Even from the most tragic and horrific events people can and do learn to heal. In fact, for some it may be only through times of adversity that we can achieve the growth that we would not have been able to otherwise. For instance, Melissa Moody’s story that she tell us about in the documentary “Happy” is the epitome of experiencing and overcoming trauma. Here’s the catch: according to scientist in this film “Happy” say “those who endure hardships recover more quickly than we expect and may even be happier because of a traumatic event — especially if they tended to be happy before it occurred.” In addition, “One of the main ingredients for happiness, the sociologists and psychologists say, is having meaningful relationships.”

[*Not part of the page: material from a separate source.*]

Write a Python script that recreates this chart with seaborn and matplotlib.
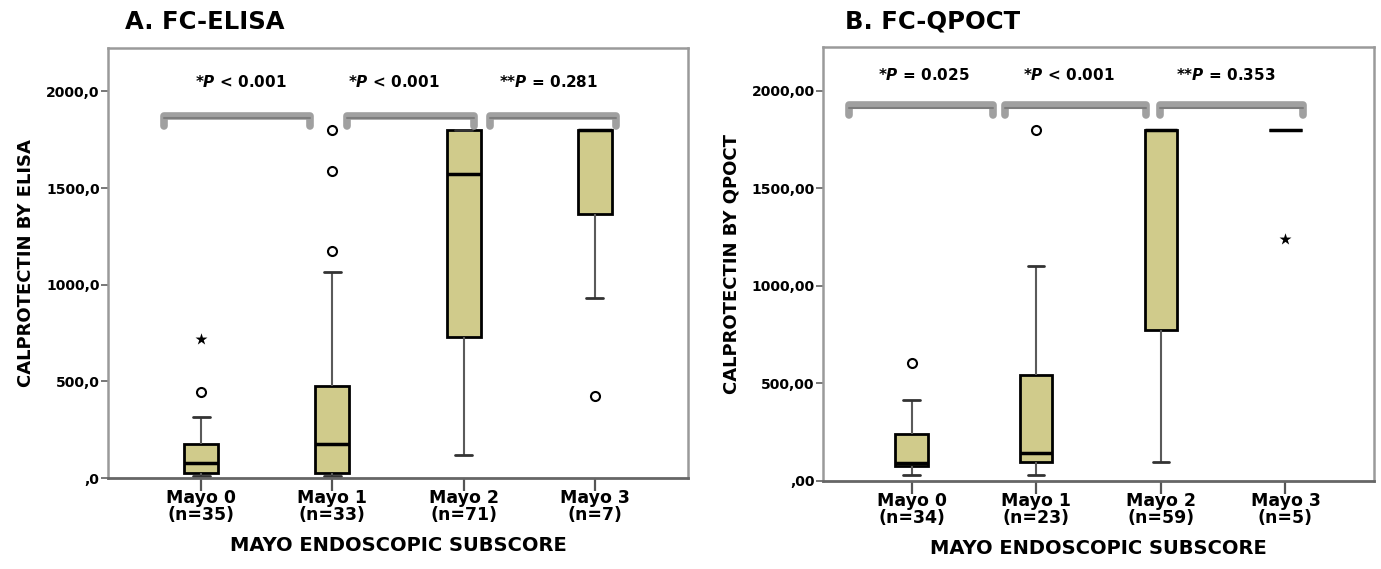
import numpy as np
import pandas as pd
import seaborn as sns
import matplotlib.pyplot as plt

mayo = ['Mayo 0', 'Mayo 1', 'Mayo 2', 'Mayo 3']
n_elisa = [35, 33, 71, 7]
n_qpoct = [34, 23, 59, 5]

# box summaries: whisker low, Q1, median, Q3, whisker high
elisa_lo = [10, 10, 119, 933]
elisa_q1 = [26, 26, 729, 1367]
elisa_med = [78, 176, 1573, 1803]
elisa_q3 = [176, 475, 1803, 1803]
elisa_hi = [315, 1067, 1803, 1803]

qpoct_lo = [31, 31, 97, 1801]
qpoct_q1 = [77, 97, 774, 1801]
qpoct_med = [92, 144, 1801, 1801]
qpoct_q3 = [241, 544, 1801, 1801]
qpoct_hi = [415, 1103, 1801, 1801]

# outliers (circles) and extremes (stars)
elisa_out_cat = ['Mayo 0', 'Mayo 1', 'Mayo 1', 'Mayo 1', 'Mayo 3']
elisa_out_val = [444, 1176, 1588, 1803, 423]
elisa_ext_cat = ['Mayo 0']
elisa_ext_val = [718]
qpoct_out_cat = ['Mayo 0', 'Mayo 1']
qpoct_out_val = [605, 1801]
qpoct_ext_cat = ['Mayo 3']
qpoct_ext_val = [1242]

# p-value annotations
elisa_p = ['*$P$ < 0.001', '*$P$ < 0.001', '**$P$ = 0.281']
qpoct_p = ['*$P$ = 0.025', '*$P$ < 0.001', '**$P$ = 0.353']
elisa_p_x = [0.30, 1.47, 2.65]
qpoct_p_x = [0.10, 1.26, 2.52]
elisa_br = [(-0.28, 0.83), (1.11, 2.08), (2.20, 3.16)]
qpoct_br = [(-0.50, 0.65), (0.75, 1.88), (1.99, 3.14)]

sns.set_style('white')
plt.rcParams['font.family'] = ['DejaVu Sans']
plt.rcParams['font.weight'] = 'bold'
plt.rcParams['text.color'] = 'black'
plt.rcParams['axes.labelcolor'] = 'black'
plt.rcParams['xtick.labelcolor'] = 'black'
plt.rcParams['ytick.labelcolor'] = 'black'
plt.rcParams['mathtext.fontset'] = 'custom'
plt.rcParams['mathtext.it'] = 'DejaVu Sans:bold:italic'
plt.rcParams['mathtext.rm'] = 'DejaVu Sans:bold'

box_color = '#D0CB8B'


def panel(ax, lo, q1, med, q3, hi, ns, out_cat, out_val, ext_cat, ext_val,
          ptxt, ptx, pty, brs, bry, ylab, ticklabels):
    df = pd.DataFrame({
        'group': np.repeat(mayo, 5),
        'value': np.column_stack([lo, q1, med, q3, hi]).ravel(),
    })
    sns.boxplot(data=df, x='group', y='value', order=mayo, ax=ax,
                whis=(0, 100), width=0.26, color=box_color, saturation=1,
                linecolor='black', linewidth=2, showfliers=False,
                whiskerprops=dict(color='#5a5a5a', linewidth=1.5),
                capprops=dict(color='#333333', linewidth=2),
                medianprops=dict(color='black', linewidth=2.5))
    sns.stripplot(x=out_cat, y=out_val, order=mayo, jitter=False, ax=ax,
                  color='white', edgecolor='black', linewidth=1.5, size=6.5,
                  marker='o', zorder=5)
    sns.stripplot(x=ext_cat, y=ext_val, order=mayo, jitter=False, ax=ax,
                  color='black', linewidth=0, size=9, marker='*', zorder=5)

    for (x0, x1) in brs:
        ax.plot([x0, x0, x1, x1], [bry - 50, bry, bry, bry - 50],
                color='#a0a0a0', lw=5.5, solid_capstyle='round',
                solid_joinstyle='round', zorder=3)
        ax.plot([x0, x1], [bry - 12, bry - 12], color='#7d7d7d', lw=1.5,
                zorder=3)
    for t, x in zip(ptxt, ptx):
        ax.text(x, pty, t, ha='center', va='center', fontsize=11,
                fontweight='bold')

    ax.set_xlim(-0.71, 3.71)
    ax.set_ylim(0, 2225)
    ax.set_xticks(range(4), labels=[f'{m}\n(n={n})' for m, n in zip(mayo, ns)],
                  fontsize=12.5, fontweight='bold', linespacing=0.95)
    ax.set_yticks([0, 500, 1000, 1500, 2000], labels=ticklabels,
                  fontsize=10, fontweight='bold')
    ax.tick_params(axis='x', length=9, width=1.6, color='#555555', pad=-1,
                   bottom=True)
    ax.tick_params(axis='y', length=5, width=1.4, color='#777777', pad=1,
                   left=True)
    ax.set_xlabel('MAYO ENDOSCOPIC SUBSCORE', fontsize=14, fontweight='bold',
                  labelpad=8)
    ax.set_ylabel(ylab, fontsize=13, fontweight='bold', labelpad=8)
    for side in ['top', 'right', 'left']:
        ax.spines[side].set_color('#9a9a9a')
        ax.spines[side].set_linewidth(1.8)
    ax.spines['bottom'].set_color('#666666')
    ax.spines['bottom'].set_linewidth(2)


fig = plt.figure(figsize=(13.81, 5.69), dpi=100)
ax1 = fig.add_axes([108 / 1381, 1 - 478 / 569, 580 / 1381, 430 / 569])
ax2 = fig.add_axes([823 / 1381, 1 - 481 / 569, 551 / 1381, 434 / 569])

panel(ax1, elisa_lo, elisa_q1, elisa_med, elisa_q3, elisa_hi, n_elisa,
      elisa_out_cat, elisa_out_val, elisa_ext_cat, elisa_ext_val,
      elisa_p, elisa_p_x, 2047, elisa_br, 1873, 'CALPROTECTIN BY ELISA',
      [',0', '500,0', '1000,0', '1500,0', '2000,0'])
panel(ax2, qpoct_lo, qpoct_q1, qpoct_med, qpoct_q3, qpoct_hi, n_qpoct,
      qpoct_out_cat, qpoct_out_val, qpoct_ext_cat, qpoct_ext_val,
      qpoct_p, qpoct_p_x, 2083, qpoct_br, 1926, 'CALPROTECTIN BY QPOCT',
      [',00', '500,00', '1000,00', '1500,00', '2000,00'])

fig.text(125 / 1381, 1 - 22 / 569, 'A. FC-ELISA', fontsize=17.5,
         fontweight='bold', ha='left', va='center')
fig.text(845 / 1381, 1 - 22 / 569, 'B. FC-QPOCT', fontsize=17.5,
         fontweight='bold', ha='left', va='center')

fig.savefig('out.png', dpi=100)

So, what do we do when those meaningful relationships, i.e., OUR CHILDREN, are the relationships that we rely on for the main ingredient of our happiness? Well, I suggest we go out and make new relationships. NOT to replace your children, but to build new connections that will in turn build us up and give us the strength we need to find our happiness (again for our children’s sake, for our own sake, and for the world’s sake). One possibility is to join a support group for parents affected by Parental Alienation, or even start a support group of your own, and find the most positive people in the group to befriend. 😉 Another possibility is to volunteer your time helping others. Yet another possibility is find something unique and active to do such as joining a Gorilla Run, (watch “Happy” to appreciate such an event’s benefits) or maybe join a Laughing Club (really, it is great fun and healing!)
In Japan, one of the world’s most wealthiest countries, there is a phenomenon called Karoshi. Basically, employees are overworking themselves to DEATH. However, despite their wealth, Japan only ranks #42 out of 156 countries in terms of happiness! (Denmark ranks #1 on the happiness scale.) In fact, we may very well have to name some equivalent to the phenomenon here at home of the parent/child murder/suicide, especially if we continue on the path of overworking ourselves through the maze of the family court system as we continue by way of splitting up families, inviting the family court systems to intervene in our personal lives, alienating ourselves from society, and isolating ourselves to the point to where humanity as we know will become something completely unrecognizable. After all, we are social creatures, so why are we becoming less and less social?
However, I do believe the pendulum is swinging back and this will not come to fruition. I do believe we all see the importance of remaining happy, social humans. Yes, the world has changed, and probably we need to all change our long-held beliefs about what is “right and wrong” in the world.
Go ahead, find your Flow as you venture out to change yourself, your family, and our world. One person at a time.